We have all been through “things” in life. We have all had struggles and arguments, unhappiness and tragic moments. We have had people in our lives who may have meant well, but had a “way” about them, and likely others that actually never meant well. They are part of our history and many times, our present. And whether their intentions were good or not, the people in our lives leave marks on us. Sometimes these marks are full of candy canes and rainbows, and other times they are a little greasier, a little grittier. Sometimes the marks are so deep that they leave scars – but the collective is what makes us who we are.

Now, take a moment to let yourself get inside of your head. Whose voice do you hear? Is it yours? Is it your mother or your father? A babysitter? A teacher? A bully? Many of us will have those nagging voices that hurt us every time we hear them. Maybe your voice is saying that you’re not good enough, that you’re not special. Maybe your voice is saying that you should have done something differently and now you’ll never get it right. Maybe your voice isn’t clear enough for words, but the feelings are ringing loud and clear. We all have them, and it is okay to admit it – whether that admission be only to yourself or someone else. Knowing that you have a negative voice inside is the first step to moving through it.

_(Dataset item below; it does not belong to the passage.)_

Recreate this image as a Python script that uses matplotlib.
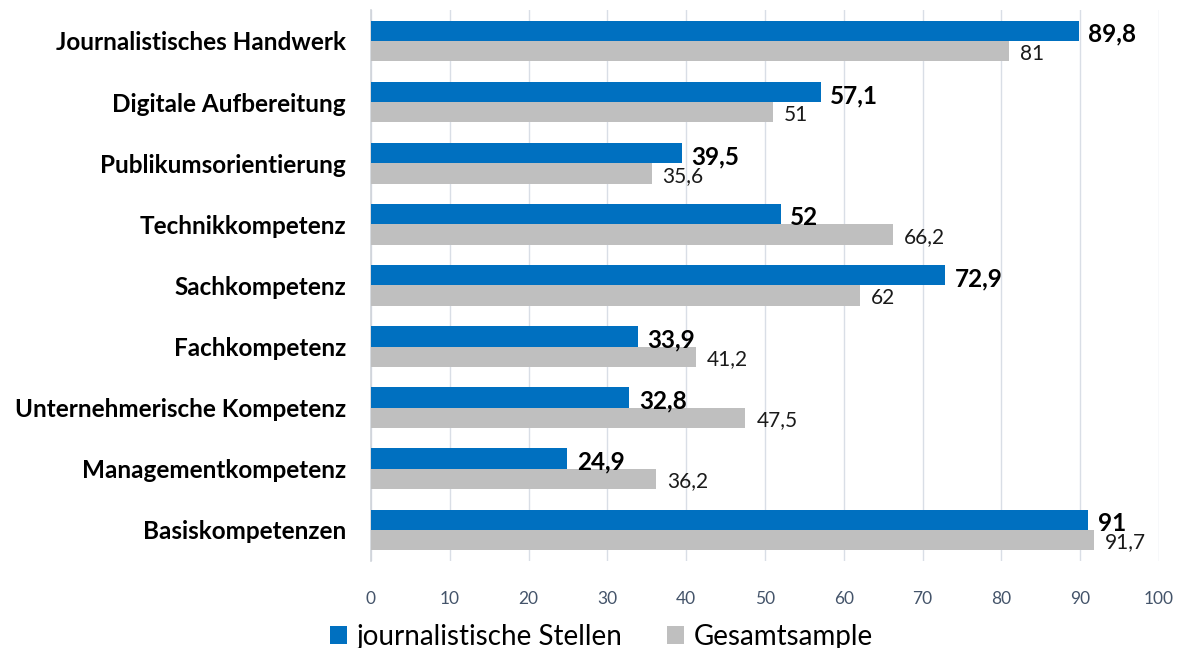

Let’s be clear: the saying “Sticks and stones may break my bones, but words can never hurt me” is garbage. It is not true. Often times, the words are what hurt the most. A bully may never lay a hand on you, but choose to cyber stalk you or spread rumors. Words are typically more painful because once they are out there and move into your consciousness, you add them to your internal dialogue. We decide, “They’re right” or “I’m only 95% sure that they’re wrong” and it’s something we mull over and torture ourselves over for the rest of our lives. Until we decide to do something about it. Until we’ve had enough.

For those of us who defend some of the negative voices, listen up. Just because the person said it without ill intention does not mean that it was okay to say. If someone tells you that you aren’t special in order to calm your confidence, that is not okay. If their message is not constructive, but plain hurtful, that is not okay. You did not deserve to be hurt and that is not your fault. Help to take their power away by acknowledging that to yourself. You didn’t deserve to be hurt and despite how much you may love this person, it is and was not okay.

So, what do we do? These voices invade our minds and only go away for short spurts of time. Or maybe they are as loud as your conscience and just as present. Either way, we can’t just let them live like that. We don’t deserve to live like that. The next step that we can take toward getting rid of these thoughts is to acknowledge that the person who first said them is no longer saying them. You are. It may be your grandmother’s voice that you hear, but you are the one in your head. You are the one in charge of the audio and you have the power to turn it off.

Do you say affirmations? If you do, this is the time to bring them out. When we have voices in our head that are combatting our confidence, we can fight back. If the voice is saying that you’ll never do anything right, repeat to yourself, “I am confident, I am kind, and I am capable” – or whatever words feel right to you. Create a mantra for yourself, or even for each voice that you have cutting you down. If you hear yourself saying that you’re a terrible friend try, “I am generous, I am a good listener, and I am available.” These affirmations are about you and your truth, so make sure to use words that truly describe who you are, and not who you are according to the voice. They should be about who you are according to the truth.

The voices in our head are real. Although they have a different definition from those within the mental health community, they are there and they are slowly consuming our confidence. Don’t let them be in charge. Take the power back from that bully, that family member, that teacher. Don’t let them win. You can have great things ahead of you, just make sure that these voices – every single one of them – know it.